For a movie that highlights such an aesthete, a great deal of time is spent on money. From the opening scroll, which exhorts the priceless paintings, to the clever way that Rembrandt manages to get around his debts by making Hendrickje, not himself, the person who profits off his new paintings, money is very much at the heart of the picture. Blame part of this on the capitalist habit of valuing art by its price tag instead of its worth—which Rembrandt, living in a thriving metropolis, decries again and again—and blame a little more on Rembrandt’s fiery individualism. One of the great scenes in the movie is the debut of The Night Watch, which occurs in front of an enormous crowd that Rembrandt stands just slightly above. The camera puts us only a farther back than the crowd, one of twenty great choices that the movie’s creative team makes which gives Rembrandt the look of a much more modern movie.
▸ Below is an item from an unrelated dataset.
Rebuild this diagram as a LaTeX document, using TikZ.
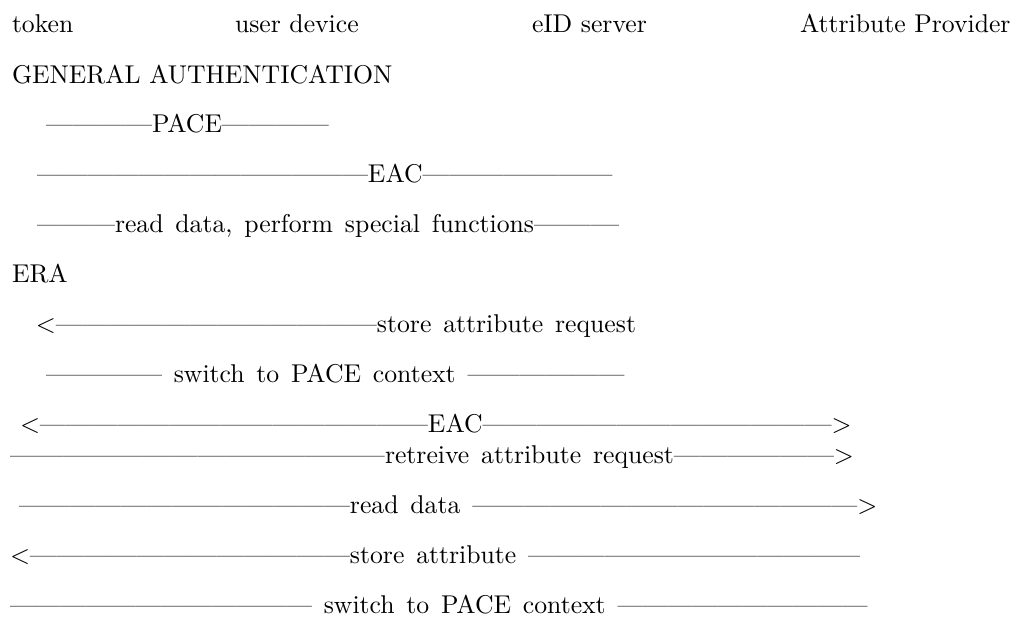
\documentclass[tikz,border=0pt]{standalone}
\usepackage{graphicx}
% one drawing unit = one pixel of the final sheet
\newdimen\pxu \pxu=0.3891pt
\ExplSyntaxOn
\cs_new:Npn \emdashes #1 { \prg_replicate:nn {#1} {---} }
\ExplSyntaxOff
% a run of #1 em dashes stretched to #2 units
\newcommand\dashrun[2]{\resizebox{#2\pxu}{\height}{\emdashes{#1}}}
\tikzset{
  textrow/.style={anchor=base west, inner sep=0pt, outer sep=0pt},
  participant/.style={textrow},
  phase/.style={textrow},
  message/.style={textrow, execute at begin node={\spaceskip=4.6pt\relax}}
}
\begin{document}
\begin{tikzpicture}[x=0.3891pt, y=-0.3891pt]
\useasboundingbox (0,0) rectangle (1026,617);

% parties
\node[participant] (token)    at (12,32)  {token};
\node[participant] (device)   at (235,32) {user device};
\node[participant] (server)   at (532,32) {eID server};
\node[participant] (provider) at (800,32) {Attribute Provider};

% first phase
\node[phase] (ga) at (12,83) {GENERAL AUTHENTICATION};
\node[message] (pace1) at (46,132) {\dashrun{4}{106}PACE\dashrun{4}{107}};
\node[message] (eac1)  at (37,182) {\dashrun{13}{331}EAC\dashrun{7}{190}};
\node[message] (read1) at (37,232) {\dashrun{3}{78}read data, perform special functions\dashrun{3}{85}};

% second phase
\node[phase] (era) at (12,282) {ERA};
\node[message] (storereq) at (36,332) {<\dashrun{12}{321}store attribute request};
\node[message] (pace2)    at (46,382) {\dashrun{4}{116} switch to PACE context \dashrun{6}{157}};
\node[message] (eac2)     at (20,432) {<\dashrun{15}{388}EAC\dashrun{13}{349}>};
\node[message] (retr)     at (10,463) {\dashrun{14}{375}retreive attribute request\dashrun{6}{160}>};
\node[message] (read2)    at (19,513) {\dashrun{13}{331}read data \dashrun{15}{385}>};
\node[message] (store)    at (10,563) {<\dashrun{12}{320}store attribute \dashrun{13}{332}};
\node[message] (pace3)    at (10,613) {\dashrun{12}{302} switch to PACE context \dashrun{10}{250}};
\end{tikzpicture}
\end{document}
We are part of the scene, and while we are wise enough to know that we are seeing a masterpiece, the members of said guard are vexed. The scene ends with Rembrandt coming forward on the little dais, higher than his detractors, robed in the costume of the 17th Century and looking like an emperor. He takes umbrage with the suggestion that he was meant to paint “gentlemen of rank and distinction,” and to punctuate his diatribe against their hubris he plucks a hat off of one man’s head and flings it into the crowd. Many movies tell the stories of idiosyncratic and difficult men we excuse for their genius; few make us like said man more than Rembrandt.